The Clippers (5-9) also stopped a two-game losing streak and managed to secure their second win in seven games.

They survived a jittery fourth quarter in which the Nuggets pulled to within two points with 6:10 remaining. Consecutive three-point baskets by Rasual Butler and Baron Davis about 30 seconds apart helped stop the Nuggets' momentum and restored the Clippers' lead to eight.

In between those three-pointers was an emphatic rejection of the Nuggets' Carmelo Anthony by Marcus Camby, who was playing despite a sore lower back.

"It was always like when it gets to that point, guys are always talking about, 'Well, we've been here before. Now are we finally going to respond?' " said Camby, of the numerous blown leads this season. "And tonight I think guys really responded against a great, great team and were able to pull it out."

Anthony was superb, scoring 37 points, 17 coming in the first quarter.

Butler, supplanted in the starting lineup by Ricky Davis, came off the bench to score a season-high 27, which included a season-high four three-pointers. Coming into the Denver game, the struggling Butler had been averaging 9.5 points.

"That was really good for me to be able to come off the bench and give us a spark and shoot the ball well, finally," Butler said. "It was no secret I've been struggling lately. I started to be a little indecisive, and I was missing those shots. That's just what happens sometimes. You start thinking too much and it becomes mental."

His numbers easily assured the Clippers of their best result off the bench. They outscored the Nuggets' bench, 54-21.

That was the end of the night. But the beginning was decidedly more strange. The Clippers took the court without venerable play-by-play announcer Ralph Lawler calling the game. He and partner Michael Smith were suspended for Friday night's telecast on Prime Ticket.

The action came because of comments that were made during the Clippers' game at Memphis about the Grizzlies' Hamed Haddadi.
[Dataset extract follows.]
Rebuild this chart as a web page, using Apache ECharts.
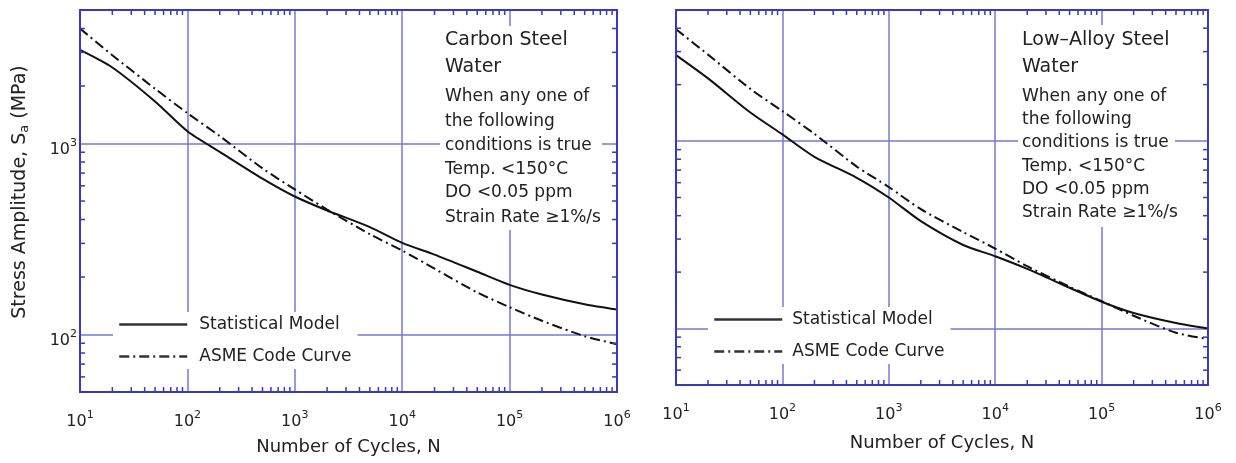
<!DOCTYPE html>
<html><head><meta charset="utf-8">
<script src="https://cdn.jsdelivr.net/npm/echarts@6/dist/echarts.min.js"></script>
<style>html,body{margin:0;padding:0;background:#fff}#c{width:1236px;height:463px}</style>
</head><body><div id="c"></div>
<script>
// ---------- data ----------
const cycles = [10, 20, 50, 100, 200, 500, 1000, 2000, 5000, 10000, 20000, 50000, 100000, 200000, 500000, 1000000];
const carbonStatistical = [3090, 2500, 1660, 1160, 905, 655, 528, 446, 365, 302, 262, 213, 182, 162, 144, 135];
const carbonASME        = [4000, 2900, 1935, 1442, 1094, 741, 575, 451, 335, 275, 221, 166, 139, 118, 98, 89];
const lowAlloyStatistical = [2875, 2160, 1420, 1085, 824, 637, 500, 374, 279, 243, 208, 165, 139, 121, 107, 100];
const lowAlloyASME        = [3950, 2890, 1897, 1445, 1092, 731, 569, 433, 327, 267, 215, 167, 140, 117, 95, 88];
const seriesNames = ['Statistical Model', 'ASME Code Curve'];
const xTitle = 'Number of Cycles, N';
const carbonNote = ['Carbon Steel', 'Water', 'When any one of', 'the following', 'conditions is true', 'Temp. <150°C', 'DO <0.05 ppm', 'Strain Rate ≥1%/s'];
const lowAlloyNote = ['Low–Alloy Steel', 'Water', 'When any one of', 'the following', 'conditions is true', 'Temp. <150°C', 'DO <0.05 ppm', 'Strain Rate ≥1%/s'];
const xDecades = [10, 100, 1000, 10000, 100000];
const yDecades = [10, 100, 1000];
const minorMult = [2, 3, 4, 5, 6, 7, 8, 9];

// ---------- style ----------
const FONT = 'DejaVu Sans';
const BORDER = '#3838c2';
const GRIDC = '#7676dc';
const TXT = '#222';

function pow10Label(v) {
  const e = Math.log10(v);
  const r = Math.round(e);
  if (Math.abs(e - r) > 1e-6) return '';
  return '{b|10}{s|' + r + '}';
}
const supRich = {
  b: {fontFamily: FONT, fontSize: 16, lineHeight: 20, color: TXT, verticalAlign: 'bottom'},
  s: {fontFamily: FONT, fontSize: 11, lineHeight: 12, color: TXT, verticalAlign: 'top'}
};

const tickData = [];
xDecades.forEach(d => minorMult.forEach(m => tickData.push([d * m, 100, 0])));
yDecades.forEach(d => minorMult.forEach(m => { const v = d * m; if (v > 50 && v < 5000) tickData.push([100, v, 1]); }));
tickData.push([100, 100, 2]);

function tickRender(params, api) {
  const cs = params.coordSys;
  const kind = api.value(2);
  const st = {stroke: BORDER, lineWidth: 1.5};
  const L = 5;
  if (kind === 0) {
    const p = api.coord([api.value(0), api.value(1)]);
    const b = cs.y + cs.height;
    return {type: 'group', children: [
      {type: 'line', shape: {x1: p[0], y1: b, x2: p[0], y2: b - L}, style: st},
      {type: 'line', shape: {x1: p[0], y1: cs.y, x2: p[0], y2: cs.y + L}, style: st}
    ]};
  } else if (kind === 1) {
    const p = api.coord([api.value(0), api.value(1)]);
    const r = cs.x + cs.width;
    return {type: 'group', children: [
      {type: 'line', shape: {x1: cs.x, y1: p[1], x2: cs.x + L, y2: p[1]}, style: st},
      {type: 'line', shape: {x1: r, y1: p[1], x2: r - L, y2: p[1]}, style: st}
    ]};
  }
  return {type: 'rect', shape: {x: cs.x, y: cs.y, width: cs.width, height: cs.height},
    style: {stroke: BORDER, lineWidth: 2, fill: 'none'}};
}

function xAxisDef(idx, gap) {
  return {
    type: 'log', gridIndex: idx, min: 10, max: 1000000, logBase: 10,
    name: xTitle, nameLocation: 'middle', nameGap: gap,
    nameTextStyle: {fontFamily: FONT, fontSize: 18, color: TXT},
    axisLine: {show: false}, axisTick: {show: false},
    axisLabel: {formatter: pow10Label, rich: supRich, margin: 18, showMinLabel: true, showMaxLabel: true},
    splitLine: {show: true, showMinLine: false, showMaxLine: false, lineStyle: {color: GRIDC, width: 1.5}},
    minorTick: {show: false}, minorSplitLine: {show: false}
  };
}
function yAxisDef(idx, showLabels) {
  return {
    type: 'log', gridIndex: idx, min: 50, max: 5000, logBase: 10,
    axisLine: {show: false}, axisTick: {show: false},
    axisLabel: {show: showLabels, formatter: pow10Label, rich: supRich, margin: 3, padding: [8, 0, 0, 0]},
    splitLine: {show: true, showMinLine: false, showMaxLine: false, lineStyle: {color: GRIDC, width: 1.5}}
  };
}
function lineSeries(name, xi, data, dashed) {
  return {
    type: 'line', name: name, xAxisIndex: xi, yAxisIndex: xi,
    data: cycles.map((n, i) => [n, data[i]]),
    symbol: 'none', smooth: 0.25, z: 3,
    itemStyle: {color: '#111'},
    lineStyle: {color: '#111', width: 2, type: dashed ? [10, 4, 2, 4] : 'solid'}
  };
}
function legendDef(left, top, textPad) {
  return {
    data: seriesNames, orient: 'vertical', left: left, top: top,
    itemWidth: 68, itemHeight: 14, itemGap: 15,
    padding: [4, 6, 4, 5], backgroundColor: '#fff', z: 6,
    textStyle: {fontFamily: FONT, fontSize: 17, color: TXT, padding: [0, 0, 0, textPad]},
    itemStyle: {opacity: 0},
    lineStyle: {width: 2.5, color: '#333'}
  };
}
function noteGraphics(x, ys, lines, box) {
  const els = [{type: 'rect', z: 100, shape: box, style: {fill: '#fff'}}];
  lines.forEach((t, i) => {
    els.push({type: 'text', z: 101, x: x, y: ys[i],
      style: {text: t, fill: TXT, fontFamily: FONT, fontSize: i < 2 ? 19 : 17, align: 'left', verticalAlign: 'middle'}});
  });
  return els;
}

const chart = echarts.init(document.getElementById('c'), null, {renderer: 'canvas'});
chart.setOption({
  backgroundColor: '#fff',
  animation: false,
  grid: [
    {left: 80, top: 10, width: 537, height: 382},
    {left: 676, top: 10, width: 532, height: 375}
  ],
  xAxis: [xAxisDef(0, 46), xAxisDef(1, 49)],
  yAxis: [yAxisDef(0, true), yAxisDef(1, false)],
  legend: [legendDef(113, 312, 7), legendDef(708, 307, 5)],
  series: [
    lineSeries(seriesNames[0], 0, carbonStatistical, false),
    lineSeries(seriesNames[1], 0, carbonASME, true),
    lineSeries(seriesNames[0], 1, lowAlloyStatistical, false),
    lineSeries(seriesNames[1], 1, lowAlloyASME, true),
    {type: 'custom', name: 'ticks0', xAxisIndex: 0, yAxisIndex: 0, data: tickData, renderItem: tickRender, silent: true, z: 8, encode: {x: 0, y: 1}},
    {type: 'custom', name: 'ticks1', xAxisIndex: 1, yAxisIndex: 1, data: tickData, renderItem: tickRender, silent: true, z: 8, encode: {x: 0, y: 1}}
  ],
  graphic: [
    {type: 'text', z: 101, x: 20, y: 192, rotation: Math.PI / 2,
      style: {text: '{n|Stress Amplitude, S}{sub|a}{n| (MPa)}', align: 'center', verticalAlign: 'middle',
        rich: {n: {fontFamily: FONT, fontSize: 19, lineHeight: 22, fill: TXT, verticalAlign: 'middle'},
               sub: {fontFamily: FONT, fontSize: 13, lineHeight: 12, fill: TXT, verticalAlign: 'bottom'}}}},
    ...noteGraphics(445, [40, 67, 97, 122, 146, 170, 193, 218], carbonNote, {x: 440, y: 26, width: 162, height: 204}),
    ...noteGraphics(1022, [40, 67, 97, 120, 143, 167, 190, 213], lowAlloyNote, {x: 1018, y: 25, width: 157, height: 202})
  ]
});
</script></body></html>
Dunleavy didn't know about the move an hour before the game, and the same was the case for most of the players, some probably not realizing the change until they saw announcers Michael Eaves and Don MacLean during the pregame warm-ups.

Etc.

Dunleavy, before the game, revisited some of his comments from the previous day about the Clippers' fans.

"I made some comments yesterday and I'm not sure if some were taken in the wrong way," he said. "When I say about our fans don't understand -- they only understand wins and losses -- for a lot of people that's true. . . .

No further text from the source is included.